Another problem was that if I only wanted one individual to  work with, I had no way of calling that one, and if I gave my recall cue, I'd have to reinforce everyone, and then they'd go back out, which wasn't always good for maintaining the behavior. So I abandoned that, although I do now have a recall cue for Percy alone, which is quite nice. 

As I watched their behavior when they saw me start putting out their toys, I realized I wasn't really teaching a "recall" cue any longer.  I was teaching a "go to the barn" cue. Rather than coming to me, they would go right past me at the gate to go to the toys. I liked this behavior since it prevented the galloping at me. I decided to be careful not to give out any treats to a horse or pony who stopped at me so that it didn't transition to a "come to me" cue. 

I was able to test this when my 3 year old granddaughter visited because she loved the whistle I used and could whistle from the house porch, and the horses would come to the barn, even though the whistle was coming from the house, and even if I was not in sight. With the cue meaning "go to the barn", I would need to be aware of that specific behavior and use something different (such as a simple hand target) if I wanted them to come to me. 

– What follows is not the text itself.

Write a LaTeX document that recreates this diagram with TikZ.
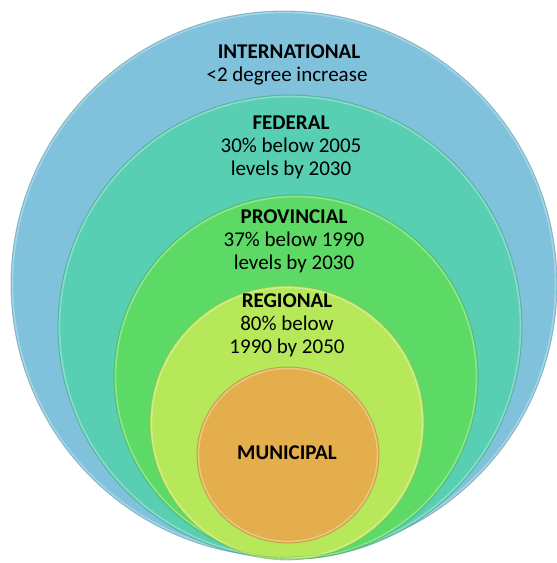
\documentclass[tikz,border=0pt]{standalone}
\usepackage{fontspec}
\setmainfont{Carlito}
\begin{document}
\begin{tikzpicture}[x=1pt,y=1pt,
  disc/.style={fill=#1, draw=#1!80!black, draw opacity=0.35, line width=0.8pt},
  rim/.style={draw=white, draw opacity=0.3, line width=1.6pt},
  level/.style={align=center, font=\fontsize{21}{23}\selectfont, text=black, inner sep=0pt},
  head/.style={level, font=\fontsize{21}{23}\selectfont\bfseries}]
\definecolor{intl}{HTML}{80C2DB}
\definecolor{fed}{HTML}{58CEB2}
\definecolor{prov}{HTML}{5DDA66}
\definecolor{reg}{HTML}{B6E85A}
\definecolor{muni}{HTML}{E3AE4B}
\useasboundingbox (0,0) rectangle (557,563);

% nested discs, all resting near the same bottom point
\fill[disc=intl] (284,279) circle (273);
\draw[rim] (284,279) circle (271.5);
\fill[disc=fed] (290,236) circle (232);
\draw[rim] (290,236) circle (230.5);
\fill[disc=prov] (296,186) circle (182);
\draw[rim] (296,186) circle (180.5);
\fill[disc=reg] (287,140) circle (137);
\draw[rim] (287,140) circle (135.5);
\fill[disc=muni] (288,108) ellipse [x radius=91, y radius=88];
\draw[rim] (288,108) ellipse [x radius=89.5, y radius=86.5];

\draw[disc=intl, fill=none] (284,279) circle (273);
\draw[disc=fed, fill=none] (290,236) circle (232);
\draw[disc=prov, fill=none] (296,186) circle (182);
\draw[disc=reg, fill=none] (287,140) circle (137);
\draw[disc=muni, fill=none] (288,108) ellipse [x radius=91, y radius=88];

% labels
\node[head] (intlH) at (289,511) {INTERNATIONAL};
\node[level] (intlT) at (287,487) {<2 degree increase};
\node[head] (fedH) at (291,440) {FEDERAL};
\node[level] (fedT) at (291,405) {30\% below 2005\\levels by 2030};
\node[head] (provH) at (294,346) {PROVINCIAL};
\node[level] (provT) at (294,311) {37\% below 1990\\levels by 2030};
\node[head] (regH) at (287,262) {REGIONAL};
\node[level] (regT) at (287,227) {80\% below\\1990 by 2050};
\node[head] (muniH) at (287,110) {MUNICIPAL};
\end{tikzpicture}
\end{document}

As I worked on it, I got a very casual response and that was ok with me. I actually preferred it that way. No more horses galloping at me, and no horses vying to be the first one through the gate. Instead, they come slowly, one at a time, allowing me time to open appropriate stall doors or gates to guide them where they should go. 

Training the cue

When adding a cue to a behavior, you want to have the behavior solid first. I got a little tripped up with this because when I started, the horses were getting the toys in the paddock near the barn- they could see me set them out and would begin to come in. So I was adding the whistle as they did so. 

But as the season progressed, they were allowed to stay out on grass longer (as their digestive systems adapted and grass matured) and by the time they came in, the flies and heat meant they were going into stalls and I was putting their enrichment toys inside. They could no longer see me setting out toys, and I no longer had an environmental cue to work off. The whistle was not yet strong enough to get a response so I had to stop using it or I would kill the new cue.

Instead, I reverted to my former tactics of waiting until they were begging to come in from flies and heat. I'd keep an eye on them until I saw them volunteer their way up to the barn, at which point they wanted to get IN.  Then I blew the whistle as I opened the stalls. The whistle was now connected both to the behavior and to the immediate access to their toys and treats...and out of the bad bugs!

Below is a video of me adding the whistle cue as the horses are let into their stalls or paddock.

And here is a video of what it looks like when I now cue them to come in before they ask to come in. You can see how casual it is.  They lift their heads in response to hearing the whistle, and slowly start to make their way to the barn.